CHICAGO STYLE GUIDE for IMSA Students

Department of History

 


Citing a Reference Again

The use of ibidem -- shortened to ibid. -- means that a source cited is found "in the same place" as that cited in the subsequent refernce. This can only be used when referring to the same exact source immediately preceding it. It can be used when the page numbers differ or other parts differ but only if the source is otherwise the same.

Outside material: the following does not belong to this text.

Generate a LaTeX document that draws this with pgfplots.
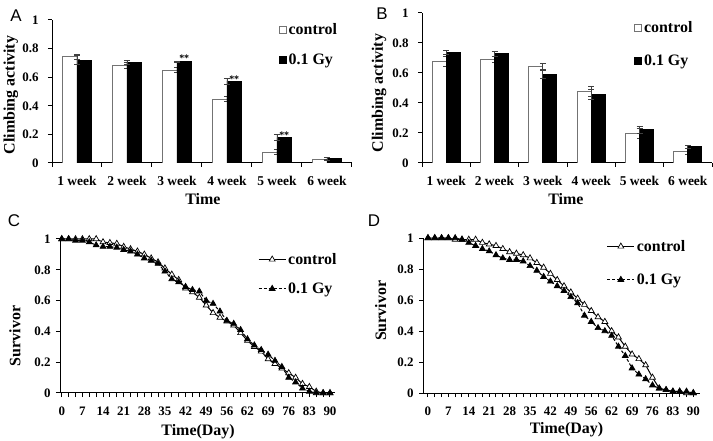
\documentclass[border=0pt]{standalone}
\usepackage{fontspec}
\setmainfont{Liberation Serif}
\newfontfamily\panelfont{Liberation Sans}
\usepackage{pgfplots}
\usepackage{pgfplotstable}
\pgfplotsset{compat=1.18}
\newcommand\fs[1]{\fontsize{#1}{#1}\selectfont}

\pgfplotstableread{
x c ce g ge
1 0.745 0.018 0.720 0.032
2 0.682 0.022 0.705 0.012
3 0.650 0.018 0.708 0.006
4 0.446 0.017 0.572 0.020
5 0.076 0.017 0.178 0.020
6 0.024 0.003 0.030 0.010
}\dataA

\pgfplotstableread{
x c ce g ge
1 0.678 0.033 0.737 0.013
2 0.690 0.018 0.727 0.018
3 0.641 0.020 0.591 0.025
4 0.475 0.033 0.458 0.036
5 0.198 0.036 0.222 0.025
6 0.078 0.022 0.109 0.010
}\dataB

\pgfplotstableread{
x c g
0 1.00 1.00
2.333 1.00 1.00
4.667 1.00 0.99
7 1.00 0.99
9.333 1.00 0.98
11.667 1.00 0.96
14 0.98 0.95
16.333 0.975 0.95
18.667 0.97 0.945
21 0.95 0.93
23.333 0.935 0.92
25.667 0.92 0.90
28 0.90 0.875
30.333 0.875 0.86
32.667 0.85 0.84
35 0.81 0.79
37.333 0.77 0.74
39.667 0.735 0.72
42 0.68 0.69
44.333 0.655 0.67
46.667 0.62 0.66
49 0.57 0.60
51.333 0.52 0.58
53.667 0.49 0.53
56 0.465 0.47
58.333 0.44 0.45
60.667 0.39 0.41
63 0.34 0.35
65.333 0.30 0.31
67.667 0.27 0.28
70 0.22 0.25
72.333 0.19 0.21
74.667 0.16 0.17
77 0.13 0.10
79.333 0.10 0.07
81.667 0.06 0.03
84 0.04 0.01
86.333 0.01 0.00
88.667 0.00 0.00
91 0.00 0.00
}\dataC

\pgfplotstableread{
x c g
0 1.00 1.00
2.333 1.00 1.00
4.667 1.00 1.00
7 1.00 1.00
9.333 0.99 1.00
11.667 0.99 0.99
14 0.99 0.97
16.333 0.99 0.95
18.667 0.97 0.93
21 0.96 0.915
23.333 0.95 0.89
25.667 0.93 0.87
28 0.91 0.86
30.333 0.90 0.86
32.667 0.89 0.85
35 0.87 0.82
37.333 0.84 0.79
39.667 0.81 0.75
42 0.77 0.72
44.333 0.73 0.69
46.667 0.69 0.66
49 0.65 0.62
51.333 0.61 0.58
53.667 0.57 0.50
56 0.53 0.46
58.333 0.49 0.42
60.667 0.46 0.40
63 0.40 0.37
65.333 0.36 0.30
67.667 0.30 0.24
70 0.25 0.16
72.333 0.22 0.12
74.667 0.18 0.09
77 0.10 0.05
79.333 0.03 0.03
81.667 0.02 0.02
84 0.01 0.01
86.333 0.01 0.01
88.667 0.00 0.01
91 0.00 0.00
}\dataD

\pgfplotsset{
  common/.style={
    scale only axis,
    axis lines*=left,
    axis line style={line width=1bp,-},
    ymin=0, ymax=1,
    ytick={0,0.2,0.4,0.6,0.8,1},
    /pgf/number format/assume math mode=true,
    tick label style={font=\bfseries\fs{13}},
    tick style={black, line width=1bp},
    tick align=outside,
    major tick length=4bp,
    minor tick length=4bp,
    xtick pos=bottom, ytick pos=left,
    label style={font=\bfseries\fs{16}},
    legend cell align=left,
  },
  barax/.style={
    common,
    yticklabel style={xshift=-6bp},
    xmin=0.5, xmax=6.5,
    xtick={1,...,6},
    xticklabels={1 week,2 week,3 week,4 week,5 week,6 week},
    xticklabel style={font=\bfseries\fs{13.5}, yshift=-6bp},
    major x tick style={draw=none},
    minor xtick={0.5,1.5,...,6.5},
    xlabel={Time},
    ylabel={Climbing activity},
    legend style={draw=none, fill=none, font=\bfseries\fs{16}, inner sep=0pt, anchor=north west},
  },
  ctrlbar/.style={ybar, bar width=0.29, bar shift=-0.145, draw=black!55, fill=white, line width=0.9bp, forget plot,
    error bars/.cd, y dir=both, y explicit,
    error bar style={black!75, line width=0.7bp},
    error mark options={rotate=90, mark size=3bp, line width=0.7bp, black!75}},
  gybar/.style={ybar, bar width=0.29, bar shift=0.145, draw=black, fill=black, line width=0.9bp, forget plot,
    error bars/.cd, y dir=both, y explicit,
    error bar style={black!75, line width=0.7bp},
    error mark options={rotate=90, mark size=3bp, line width=0.7bp, black!75}},
  survax/.style={
    common,
    yticklabel style={xshift=-2bp},
    clip=false,
    xtick={0,7,...,91},
    xticklabels={0,7,14,21,28,35,42,49,56,62,69,76,83,90},
    xticklabel style={font=\bfseries\fs{13}, yshift=-6bp},
    minor x tick num=2,
    xlabel={Time(Day)},
    ylabel={Survivor},
    legend style={draw=none, fill=none, font=\bfseries\fs{16}, inner sep=0pt, anchor=west},
    legend image code/.code={\draw[mark repeat=2, mark phase=2, #1] plot coordinates {(0bp,0bp) (13.5bp,0bp) (27bp,0bp)};},
  },
  ctrlline/.style={black, line width=1bp, mark=triangle*, mark size=3.4bp, mark options={solid, fill=white, line width=0.7bp}},
  gyline/.style={black, line width=1bp, dash pattern=on 3bp off 2bp, mark=triangle*, mark size=3.4bp, mark options={solid, fill=black, line width=0.7bp}},
}

\begin{document}
\begin{tikzpicture}
\path[use as bounding box] (0,0) rectangle (713bp,441bp);

% ---------------- A
\begin{axis}[barax, at={(52bp,278bp)}, anchor=south west, width=300bp, height=143bp,
  xlabel style={at={(axis description cs:0.503,-0.252)}, anchor=center},
  ylabel style={at={(axis description cs:-0.137,0.476)}, anchor=center},
  legend style={at={(axis description cs:0.755,0.99)}, row sep=14bp}]
\addplot[ctrlbar] table[x=x, y=c, y error=ce] {\dataA};
\addplot[gybar] table[x=x, y=g, y error=ge] {\dataA};
\addlegendimage{legend image code/.code={\draw[draw=black!55, fill=white, line width=0.9bp] (0bp,-3.5bp) rectangle (7bp,3.5bp);}}
\addlegendentry{control}
\addlegendimage{legend image code/.code={\draw[draw=black, fill=black, line width=0.9bp] (0bp,-3.5bp) rectangle (7bp,3.5bp);}}
\addlegendentry{0.1 Gy}
\node[font=\bfseries\fs{10}, anchor=base, inner sep=0pt] at (axis cs:3.145,0.709) {**};
\node[font=\bfseries\fs{10}, anchor=base, inner sep=0pt] at (axis cs:4.145,0.565) {**};
\node[font=\bfseries\fs{10}, anchor=base, inner sep=0pt] at (axis cs:5.145,0.172) {**};
\end{axis}

% ---------------- B
\begin{axis}[barax, at={(422bp,278bp)}, anchor=south west, width=290bp, height=150bp,
  xlabel style={at={(axis description cs:0.496,-0.24)}, anchor=center},
  ylabel style={at={(axis description cs:-0.148,0.467)}, anchor=center},
  legend style={at={(axis description cs:0.731,0.96)}, row sep=17bp}]
\addplot[ctrlbar] table[x=x, y=c, y error=ce] {\dataB};
\addplot[gybar] table[x=x, y=g, y error=ge] {\dataB};
\addlegendimage{legend image code/.code={\draw[draw=black!55, fill=white, line width=0.9bp] (0bp,-3.5bp) rectangle (7bp,3.5bp);}}
\addlegendentry{control}
\addlegendimage{legend image code/.code={\draw[draw=black, fill=black, line width=0.9bp] (0bp,-3.5bp) rectangle (7bp,3.5bp);}}
\addlegendentry{0.1 Gy}
\end{axis}

% ---------------- C
\begin{axis}[survax, at={(60bp,48bp)}, anchor=south west, width=275bp, height=154bp,
  xmin=-0.6, xmax=92.7,
  xlabel style={at={(axis description cs:0.502,-0.25)}, anchor=center},
  ylabel style={at={(axis description cs:-0.164,0.37)}, anchor=center},
  legend style={at={(axis description cs:0.72,0.773)}, row sep=13bp}]
\addplot[ctrlline] table[x=x, y=c] {\dataC};
\addlegendentry{control}
\addplot[gyline] table[x=x, y=g] {\dataC};
\addlegendentry{0.1 Gy}
\end{axis}

% ---------------- D
\begin{axis}[survax, at={(423bp,48bp)}, anchor=south west, width=277bp, height=155bp,
  xmin=-1.7, xmax=93.3,
  xlabel style={at={(axis description cs:0.518,-0.235)}, anchor=center},
  ylabel style={at={(axis description cs:-0.153,0.53)}, anchor=center},
  legend style={at={(axis description cs:0.663,0.839)}, row sep=17bp}]
\addplot[ctrlline] table[x=x, y=c] {\dataD};
\addlegendentry{control}
\addplot[gyline] table[x=x, y=g] {\dataD};
\addlegendentry{0.1 Gy}
\end{axis}

\node[font=\panelfont\fs{17}] at (16bp,425bp) {A};
\node[font=\panelfont\fs{17}] at (382bp,427bp) {B};
\node[font=\panelfont\fs{17}] at (14bp,220bp) {C};
\node[font=\panelfont\fs{17}] at (374bp,220bp) {D};
\end{tikzpicture}
\end{document}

Once a reference has been cited, subsequent citations should use a shortened form. This should be done in two ways. If the reference immediately follows the same reference then it should be cited as Ibid. followed by any change in the page number. If the reference is cited again but not immediately, then it should be done in a shortened form.

Example:
4. C. Wright Mills, Power, Politics, and People: The Collected Essays of C. Wright Mills (New York: Oxford University Press, 1963), 406.

5. Ibid.

6. Ibid., 84-87.

7. Goodwyn, Populist Moment, 88.

8. Ibid., 150.

9. Mills, Power, Politics, and People, 405.

10. Ibid., 406; Goodwyn, Populist Moment, 89.

Note: An Ibid. can only be used after footnote 10 (which has multiple sources) in this example if footnote 11 is exactly the same. Otherwise it would have to cite in short form:

11. Mills, Power, Politics, and People, 404; Goodwyn, Populist Moment, 90.